Two days after the appointment was announced, Dr Tengatenga responded to the debate that had been stirred up in the college by issuing a statement: "Let me state unequivocally and categorically that I consider all people equal regardless of their sexual orientation. The dignity of all should be honoured and respected.

"As is the case with many people, my ideas about homosexuality have evolved over time. I'm not ashamed to say that, but I also think I'm not alone. . . I support marriage equality and equal rights for everyone, and I look forward to working with everyone at Dartmouth - everyone. I believe that discrimination of any kind is sinful. When I say that I am committed to the human rights of all, I mean all."

THIS was not enough, however, to stop the criticism, and a month later, Professor Hanlon withdrew the invitation to Bishop Tengatenga, saying: "It has become clear to me that Dr Tengatenga's past comments about homosexuality and the uncertainty and controversy they created have compromised his ability to serve effectively as Dean of Tucker." He said that the college's "commitment to inclusion are too important to be mired in discord over this appointment" (News, 23 August).

Speaking from his home in Malawi last weekend, before travelling to a retreat in South Africa, Dr Tengatenga blamed a lack of cultural understanding for the controversy: "We have a tendency to believe that we have become a global village, but that globalisation ignores the fact that each context speaks with a particular accent."

Yet the bigger problem, he argued, is that the speed of change that is taking place in both Africa and the West "ensures that that the African remains behind.

"There was a time when we were all speaking modernity, and now we are supposedly speaking post-modernity.
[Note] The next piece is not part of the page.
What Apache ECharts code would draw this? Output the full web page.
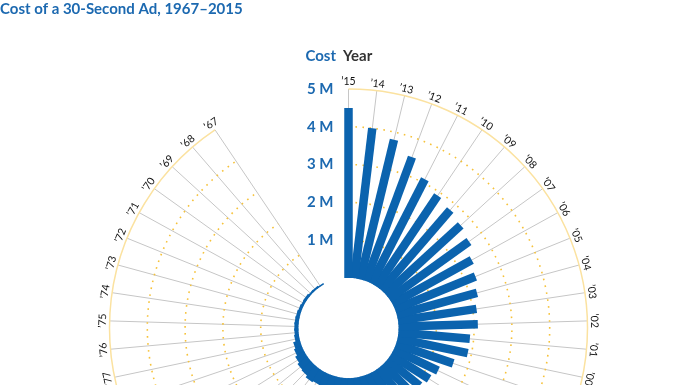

The African who has been working so hard to be able to be articulate in modernity suddenly finds himself left in the cold because the argument has changed into a post-modern argument."

Mr Tengatenga also criticised the "ideological and theological hegemony of the West" for adopting a "homogenising mono-linguistic hegemonic language".

He said: "You begin to wonder whether why what I am saying is not understood is not because it's not the right language, but because it is not expected of me to think that way.

"Is it simply a contextual misunderstanding, or is it a situation where 'There is no way an African can speak like that' because they know how Africans speak? 'If he's speaking like that, somebody else must have put him to it.'" 

THE episode mirrors the problems over the appointment of the Revd Dr Nicholas Henderson, Vicar of All Saints', Ealing, and of St Martin's, West Acton, in London, who was elected Bishop of Lake Malawi in July 2005. At the time he also chaired the Modern Churchpeople's Union (now called Modern Church). His election was overturned by the Court of Confirmation of the Province of Central Africa because he was deemed "not of sound faith" over his "advocacy of the gay and lesbian movement" (News, 2 November 2006).

"It is not fair to say that James Tengatenga should have stood up for gay rights and spoken out about them in the environment in which he was in," Dr Henderson said this week. "That would not be realistic, and it would have been counter-productive. It wouldn't have helped the gay cause one little bit because the matter needs to be approached far more sensitively vis-à-vis the conservative African environment.

"Tengatenga, by his own admission, has evolved on this. He has gone from making conservative noises while in Africa, which, frankly, he had little option but to make, to understanding and empathising with the position in liberal America."

Dr Henderson said that "gay activists in Southern Africa have essentially dropped the word 'gay'. The phrase used on the ground in Malawi is 'Human rights for all Malawians' because to speak about 'LGBTQ rights' would be to add fuel to the flames of opponents for whom gay rights are 'special rights', and therefore indefensible." 

CANON Alinafe Kalemba, Priest-in-Charge of Chirimba, was elected last month to succeed Dr Tengatenga as Bishop of Southern Malawi, whose resignation takes effect at the end of the year.

For Dr Tengatenga, the future is uncertain. A conservative in the West and a liberal in Africa, he is in an area where it is dangerous to hold the views that he has expressed publicly. Dr Henderson said: "There are good reasons to suppose that James Tengatenga, and his family in particular, could be in some kind of danger."

Dr Tengatenga said: "There is a lot of sympathy towards the way I have been treated; so, for the time being, one assumes things are what they are, but one does not know what happens when the sympathy in relation to the treatment goes."